Data listing:
#####
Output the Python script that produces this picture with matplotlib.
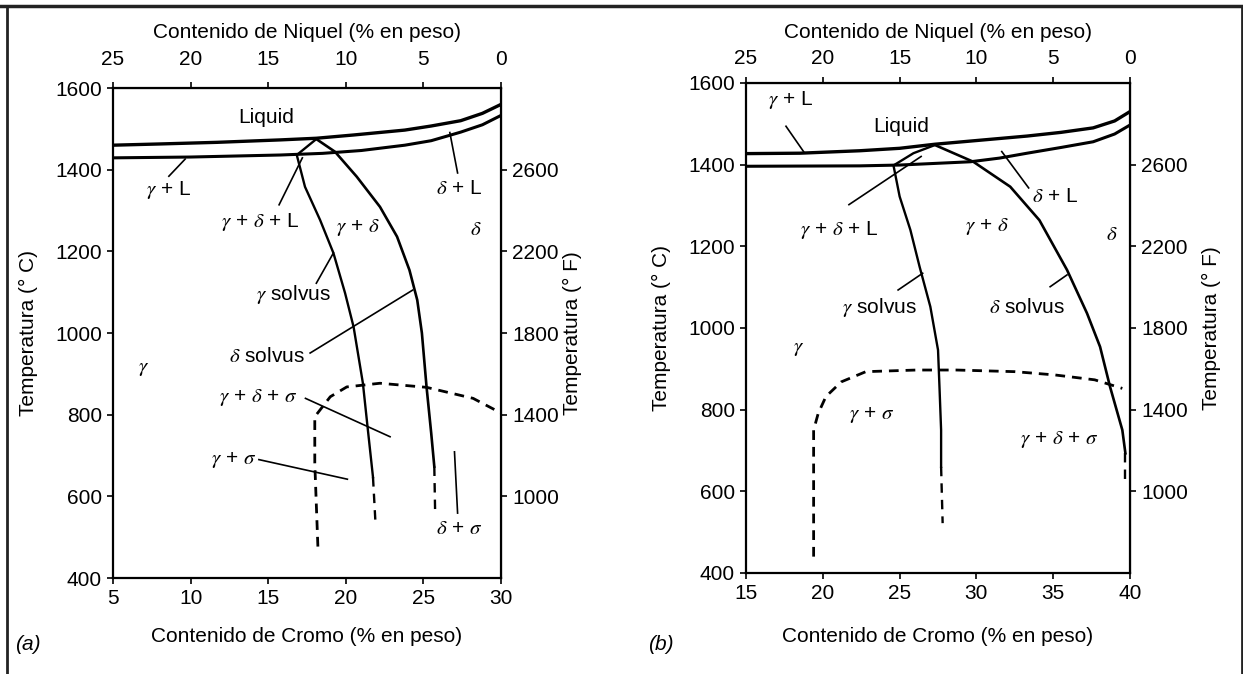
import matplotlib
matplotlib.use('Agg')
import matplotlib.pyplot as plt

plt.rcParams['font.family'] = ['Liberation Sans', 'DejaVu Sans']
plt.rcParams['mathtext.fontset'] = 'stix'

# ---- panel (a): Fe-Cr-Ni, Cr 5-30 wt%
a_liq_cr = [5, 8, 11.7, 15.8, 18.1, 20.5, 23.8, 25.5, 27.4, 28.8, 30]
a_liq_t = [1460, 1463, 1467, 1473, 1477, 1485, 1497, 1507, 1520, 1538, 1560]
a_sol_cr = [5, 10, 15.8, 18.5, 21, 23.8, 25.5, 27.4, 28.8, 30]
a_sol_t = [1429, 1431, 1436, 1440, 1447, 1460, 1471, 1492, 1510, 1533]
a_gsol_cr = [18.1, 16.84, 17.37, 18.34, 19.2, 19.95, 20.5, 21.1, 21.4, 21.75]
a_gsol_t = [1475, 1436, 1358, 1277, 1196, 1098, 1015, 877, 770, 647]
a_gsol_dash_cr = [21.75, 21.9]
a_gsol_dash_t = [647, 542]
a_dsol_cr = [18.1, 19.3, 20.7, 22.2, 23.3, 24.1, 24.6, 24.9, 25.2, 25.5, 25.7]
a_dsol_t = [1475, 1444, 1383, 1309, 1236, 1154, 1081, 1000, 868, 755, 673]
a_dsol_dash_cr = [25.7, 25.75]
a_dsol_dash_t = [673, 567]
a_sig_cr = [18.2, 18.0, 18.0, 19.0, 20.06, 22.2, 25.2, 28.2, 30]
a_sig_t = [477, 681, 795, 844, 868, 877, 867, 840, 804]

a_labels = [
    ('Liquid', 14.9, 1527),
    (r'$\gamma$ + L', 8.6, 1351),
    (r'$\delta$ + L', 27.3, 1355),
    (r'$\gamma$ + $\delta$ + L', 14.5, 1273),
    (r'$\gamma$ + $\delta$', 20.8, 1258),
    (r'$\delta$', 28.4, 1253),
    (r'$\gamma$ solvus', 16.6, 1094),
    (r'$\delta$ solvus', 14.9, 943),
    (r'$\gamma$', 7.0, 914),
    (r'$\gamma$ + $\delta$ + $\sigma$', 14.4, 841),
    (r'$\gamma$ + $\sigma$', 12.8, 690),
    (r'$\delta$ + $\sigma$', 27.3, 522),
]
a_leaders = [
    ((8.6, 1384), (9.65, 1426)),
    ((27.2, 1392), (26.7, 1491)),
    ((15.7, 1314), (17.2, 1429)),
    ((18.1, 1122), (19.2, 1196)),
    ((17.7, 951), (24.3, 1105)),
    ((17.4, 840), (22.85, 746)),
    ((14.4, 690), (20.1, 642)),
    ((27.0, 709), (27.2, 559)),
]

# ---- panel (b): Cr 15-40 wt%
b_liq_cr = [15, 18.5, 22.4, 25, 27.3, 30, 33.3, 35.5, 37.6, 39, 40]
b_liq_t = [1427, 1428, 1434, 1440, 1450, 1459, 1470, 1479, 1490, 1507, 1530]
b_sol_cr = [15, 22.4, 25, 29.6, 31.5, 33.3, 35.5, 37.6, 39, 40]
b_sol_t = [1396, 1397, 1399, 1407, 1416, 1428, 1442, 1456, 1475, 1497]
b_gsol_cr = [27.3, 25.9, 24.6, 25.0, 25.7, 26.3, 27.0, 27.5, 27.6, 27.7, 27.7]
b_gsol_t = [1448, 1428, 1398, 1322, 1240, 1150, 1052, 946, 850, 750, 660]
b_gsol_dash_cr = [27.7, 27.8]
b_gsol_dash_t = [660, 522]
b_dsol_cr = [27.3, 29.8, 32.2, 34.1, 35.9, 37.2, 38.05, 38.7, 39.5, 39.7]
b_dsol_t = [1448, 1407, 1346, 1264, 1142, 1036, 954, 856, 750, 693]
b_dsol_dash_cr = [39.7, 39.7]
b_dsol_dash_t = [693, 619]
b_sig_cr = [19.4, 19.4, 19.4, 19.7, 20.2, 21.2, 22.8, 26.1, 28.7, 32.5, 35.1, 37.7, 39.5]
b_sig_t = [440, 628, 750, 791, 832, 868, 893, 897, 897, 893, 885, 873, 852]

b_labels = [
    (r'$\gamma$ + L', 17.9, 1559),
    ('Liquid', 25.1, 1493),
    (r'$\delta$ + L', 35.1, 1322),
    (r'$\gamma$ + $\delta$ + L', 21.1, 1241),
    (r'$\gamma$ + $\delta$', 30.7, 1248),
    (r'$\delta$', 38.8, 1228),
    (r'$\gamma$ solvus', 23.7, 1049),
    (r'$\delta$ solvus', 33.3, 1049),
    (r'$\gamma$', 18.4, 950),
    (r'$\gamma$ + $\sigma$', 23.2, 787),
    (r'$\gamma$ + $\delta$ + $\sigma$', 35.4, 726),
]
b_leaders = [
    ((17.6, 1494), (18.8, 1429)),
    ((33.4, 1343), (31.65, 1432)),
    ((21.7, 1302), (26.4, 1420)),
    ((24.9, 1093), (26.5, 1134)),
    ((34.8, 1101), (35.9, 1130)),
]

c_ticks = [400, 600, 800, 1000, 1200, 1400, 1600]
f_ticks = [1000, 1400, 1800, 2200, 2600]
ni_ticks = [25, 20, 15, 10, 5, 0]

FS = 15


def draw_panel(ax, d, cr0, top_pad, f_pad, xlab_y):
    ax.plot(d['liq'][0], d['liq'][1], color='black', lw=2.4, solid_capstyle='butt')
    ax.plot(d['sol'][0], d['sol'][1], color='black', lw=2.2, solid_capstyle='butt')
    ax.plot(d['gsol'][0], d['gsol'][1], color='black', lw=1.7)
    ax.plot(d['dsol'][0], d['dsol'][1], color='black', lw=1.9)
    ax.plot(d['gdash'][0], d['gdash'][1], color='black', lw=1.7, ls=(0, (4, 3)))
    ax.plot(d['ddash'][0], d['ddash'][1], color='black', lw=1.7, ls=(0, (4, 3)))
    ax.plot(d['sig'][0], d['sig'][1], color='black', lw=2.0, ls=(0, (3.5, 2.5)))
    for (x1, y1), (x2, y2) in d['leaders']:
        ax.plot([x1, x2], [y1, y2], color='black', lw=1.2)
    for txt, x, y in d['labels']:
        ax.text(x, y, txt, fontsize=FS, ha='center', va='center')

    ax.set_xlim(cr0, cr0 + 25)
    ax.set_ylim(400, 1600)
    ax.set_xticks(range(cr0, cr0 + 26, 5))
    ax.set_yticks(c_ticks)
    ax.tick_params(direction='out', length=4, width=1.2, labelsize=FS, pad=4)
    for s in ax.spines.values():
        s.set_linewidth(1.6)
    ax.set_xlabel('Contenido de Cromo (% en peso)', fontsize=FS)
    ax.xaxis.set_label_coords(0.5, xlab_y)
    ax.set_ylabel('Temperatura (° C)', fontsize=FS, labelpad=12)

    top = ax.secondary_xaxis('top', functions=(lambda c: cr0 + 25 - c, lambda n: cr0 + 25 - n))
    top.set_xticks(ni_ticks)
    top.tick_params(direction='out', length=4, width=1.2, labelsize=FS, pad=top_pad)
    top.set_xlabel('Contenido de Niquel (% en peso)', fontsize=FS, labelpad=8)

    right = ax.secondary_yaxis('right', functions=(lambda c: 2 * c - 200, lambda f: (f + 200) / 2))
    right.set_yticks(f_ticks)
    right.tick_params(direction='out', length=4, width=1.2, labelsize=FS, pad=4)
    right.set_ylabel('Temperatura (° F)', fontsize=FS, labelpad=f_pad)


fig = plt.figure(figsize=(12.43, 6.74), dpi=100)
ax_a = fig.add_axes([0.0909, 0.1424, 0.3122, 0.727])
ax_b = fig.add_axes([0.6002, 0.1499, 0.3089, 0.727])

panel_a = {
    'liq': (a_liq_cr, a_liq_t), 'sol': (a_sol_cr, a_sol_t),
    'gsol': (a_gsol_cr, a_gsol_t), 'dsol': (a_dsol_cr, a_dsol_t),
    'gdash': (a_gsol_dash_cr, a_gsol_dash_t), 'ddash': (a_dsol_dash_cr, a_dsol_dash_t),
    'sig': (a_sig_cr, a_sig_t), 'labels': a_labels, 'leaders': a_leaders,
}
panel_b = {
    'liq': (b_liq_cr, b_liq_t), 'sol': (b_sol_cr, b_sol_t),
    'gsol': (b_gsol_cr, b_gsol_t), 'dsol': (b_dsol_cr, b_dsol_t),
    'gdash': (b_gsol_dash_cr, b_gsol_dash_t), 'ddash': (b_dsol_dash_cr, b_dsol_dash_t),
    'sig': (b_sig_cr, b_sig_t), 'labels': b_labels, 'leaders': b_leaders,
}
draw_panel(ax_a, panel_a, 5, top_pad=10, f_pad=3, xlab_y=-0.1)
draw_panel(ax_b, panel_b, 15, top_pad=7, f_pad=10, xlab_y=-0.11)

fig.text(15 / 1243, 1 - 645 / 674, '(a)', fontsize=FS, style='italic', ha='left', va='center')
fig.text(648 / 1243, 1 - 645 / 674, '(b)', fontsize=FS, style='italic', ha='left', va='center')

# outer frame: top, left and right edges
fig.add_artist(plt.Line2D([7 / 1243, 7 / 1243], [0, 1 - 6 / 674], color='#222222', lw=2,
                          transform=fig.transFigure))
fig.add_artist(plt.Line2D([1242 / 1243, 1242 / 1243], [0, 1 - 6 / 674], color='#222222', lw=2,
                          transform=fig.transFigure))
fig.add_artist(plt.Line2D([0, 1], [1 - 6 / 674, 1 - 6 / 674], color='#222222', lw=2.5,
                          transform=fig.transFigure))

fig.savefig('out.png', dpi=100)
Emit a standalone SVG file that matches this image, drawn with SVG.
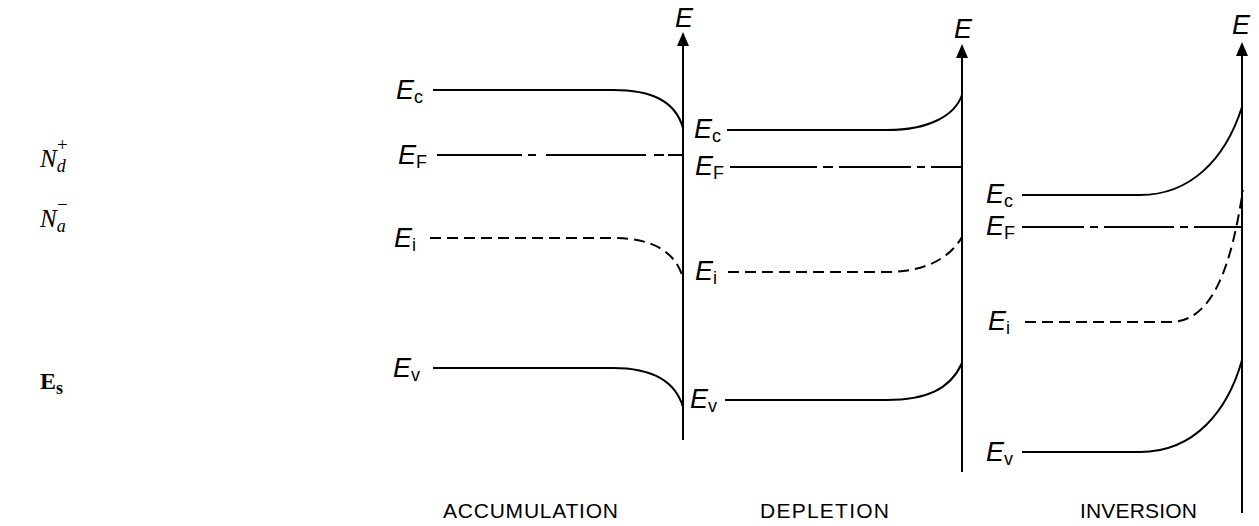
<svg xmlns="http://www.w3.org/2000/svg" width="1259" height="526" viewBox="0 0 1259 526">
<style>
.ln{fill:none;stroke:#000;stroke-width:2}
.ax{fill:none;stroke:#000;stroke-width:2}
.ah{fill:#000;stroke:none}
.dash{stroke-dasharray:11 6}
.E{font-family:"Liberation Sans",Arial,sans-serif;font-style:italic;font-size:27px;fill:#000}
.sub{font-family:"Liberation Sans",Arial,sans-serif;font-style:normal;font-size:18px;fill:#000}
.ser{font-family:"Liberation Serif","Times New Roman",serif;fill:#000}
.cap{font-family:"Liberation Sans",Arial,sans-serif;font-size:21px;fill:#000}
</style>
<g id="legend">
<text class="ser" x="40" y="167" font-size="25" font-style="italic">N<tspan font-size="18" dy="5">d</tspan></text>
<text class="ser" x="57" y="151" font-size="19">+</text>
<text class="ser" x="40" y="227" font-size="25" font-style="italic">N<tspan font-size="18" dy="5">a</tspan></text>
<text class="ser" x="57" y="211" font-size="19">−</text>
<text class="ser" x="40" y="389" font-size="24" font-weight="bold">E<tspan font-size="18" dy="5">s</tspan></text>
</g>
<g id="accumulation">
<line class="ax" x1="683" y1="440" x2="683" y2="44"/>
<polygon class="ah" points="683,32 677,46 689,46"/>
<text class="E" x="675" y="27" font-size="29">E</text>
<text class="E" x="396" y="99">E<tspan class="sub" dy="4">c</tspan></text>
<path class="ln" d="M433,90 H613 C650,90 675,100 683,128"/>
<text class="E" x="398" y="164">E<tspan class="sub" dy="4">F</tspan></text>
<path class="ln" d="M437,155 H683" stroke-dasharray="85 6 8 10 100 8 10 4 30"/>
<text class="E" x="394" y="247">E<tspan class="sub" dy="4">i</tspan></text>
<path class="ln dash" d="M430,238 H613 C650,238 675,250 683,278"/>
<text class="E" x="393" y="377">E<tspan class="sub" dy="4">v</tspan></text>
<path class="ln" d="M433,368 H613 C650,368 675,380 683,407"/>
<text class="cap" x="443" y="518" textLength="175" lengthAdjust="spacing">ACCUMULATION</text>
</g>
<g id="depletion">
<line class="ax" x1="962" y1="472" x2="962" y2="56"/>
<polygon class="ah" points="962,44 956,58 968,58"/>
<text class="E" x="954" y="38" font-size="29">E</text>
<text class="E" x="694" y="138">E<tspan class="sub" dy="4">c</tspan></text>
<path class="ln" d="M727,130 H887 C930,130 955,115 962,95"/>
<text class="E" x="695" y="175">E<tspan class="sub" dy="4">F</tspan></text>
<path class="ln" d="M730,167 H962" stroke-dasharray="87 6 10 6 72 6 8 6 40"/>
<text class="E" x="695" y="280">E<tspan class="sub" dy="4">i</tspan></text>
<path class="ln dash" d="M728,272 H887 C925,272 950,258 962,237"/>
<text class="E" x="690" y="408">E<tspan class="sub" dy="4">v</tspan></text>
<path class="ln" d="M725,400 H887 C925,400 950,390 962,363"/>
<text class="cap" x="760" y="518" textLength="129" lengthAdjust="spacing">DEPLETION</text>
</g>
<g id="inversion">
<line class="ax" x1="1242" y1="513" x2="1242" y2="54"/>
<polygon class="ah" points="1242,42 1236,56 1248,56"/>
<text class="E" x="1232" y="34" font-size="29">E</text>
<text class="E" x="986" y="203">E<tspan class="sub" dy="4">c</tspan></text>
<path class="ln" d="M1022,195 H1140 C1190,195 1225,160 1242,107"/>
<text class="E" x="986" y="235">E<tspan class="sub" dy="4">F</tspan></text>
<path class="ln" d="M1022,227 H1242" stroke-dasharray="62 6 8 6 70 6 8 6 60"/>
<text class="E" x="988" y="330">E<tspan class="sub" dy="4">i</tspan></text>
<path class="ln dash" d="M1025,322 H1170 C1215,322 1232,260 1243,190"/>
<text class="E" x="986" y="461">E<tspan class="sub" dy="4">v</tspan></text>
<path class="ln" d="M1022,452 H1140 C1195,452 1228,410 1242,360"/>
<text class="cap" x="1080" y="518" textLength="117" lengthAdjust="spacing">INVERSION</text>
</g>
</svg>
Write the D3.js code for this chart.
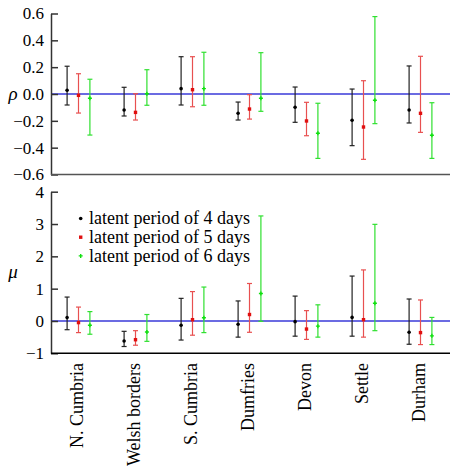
#####
**Exercise instructions**
Reproduce the material above from its first line through the line containing "plt.rcParams['mathtext.fontset'] = 'stix'", both ends included, and skip every picture.

**Written solution**
Output the Python script that produces this picture with matplotlib.
import matplotlib
matplotlib.use('Agg')
import matplotlib.pyplot as plt

plt.rcParams['font.family'] = ['Liberation Sans', 'DejaVu Sans']
plt.rcParams['mathtext.fontset'] = 'stix'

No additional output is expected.